Et elle l’a précisé : “Je serai la secrétaire de toutes et de tous, de toutes les cultures et les histoires du parti, mais sans renoncer à donner une direction claire“. C’est bien un défi (parmi d’autres) qui attend la jeune femme.

Car, on l’a vu, ses soutiens les plus importants et les plus convaincus sont venus majoritairement des électeurs ‘extérieurs’ au parti. L’instauration d’un véritable débat interne débouchant sur une clarification politique, la composition de la direction du parti, la question des alliances (notamment avec les Cinque Stelle) et la construction d’une opposition dure et crédible au gouvernement d’extrême droite : la tâche est immense et semée d’embûches.
Mais il faut le dire : une lueur éclaire la nuit de la gauche italienne. La première depuis de longues années. Pour que l’embellie devienne enchantement, il faudra la conjonction de bien des combats victorieux.
Elly Schlein a des atouts pour les mener et tenter d’éviter les pièges qu’‘amis’ et ennemis vont dès à présent lui tendre.
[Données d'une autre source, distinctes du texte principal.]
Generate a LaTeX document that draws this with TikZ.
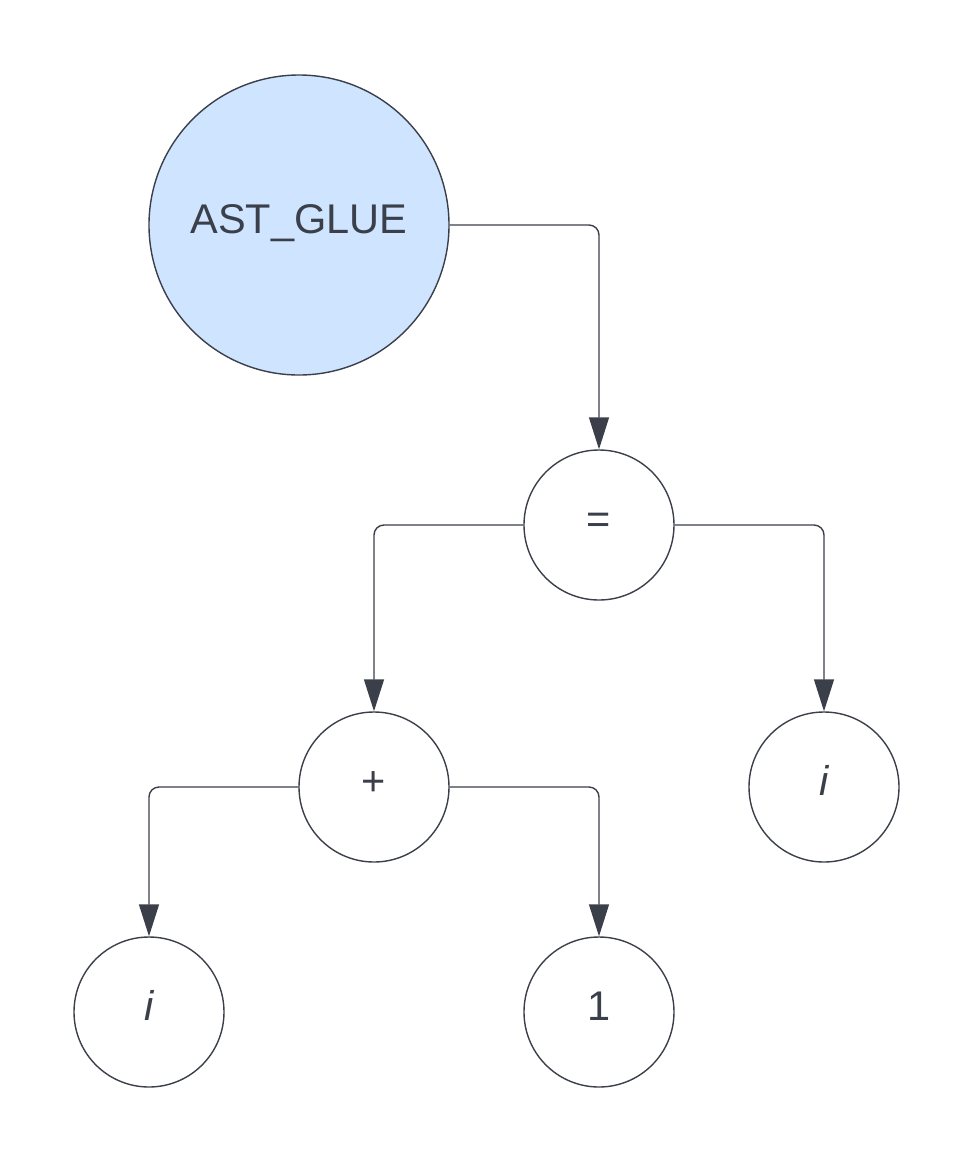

Il est important qu’il incombe à une femme de 38 ans, forte de sa personnalité, de ses convictions et de son autonomie de relever ce défi.

Hugues Le Paige (le 28 février 2023) sur son blog et dans l’Asympto, avec l’aimable autorisation de l’auteur

(1) Voir le Blog Notes du 11 novembre 2019 :
https://leblognotesdehugueslepaige.be/italie-on-narrete-pas-les-sardines
(2) C’est évidemment moins que les 3,5 millions d’électeurs pour les primaires de 2007 et le 1,6 million en 2009. Mais c’est beaucoup dans le contexte actuel d’abstention record.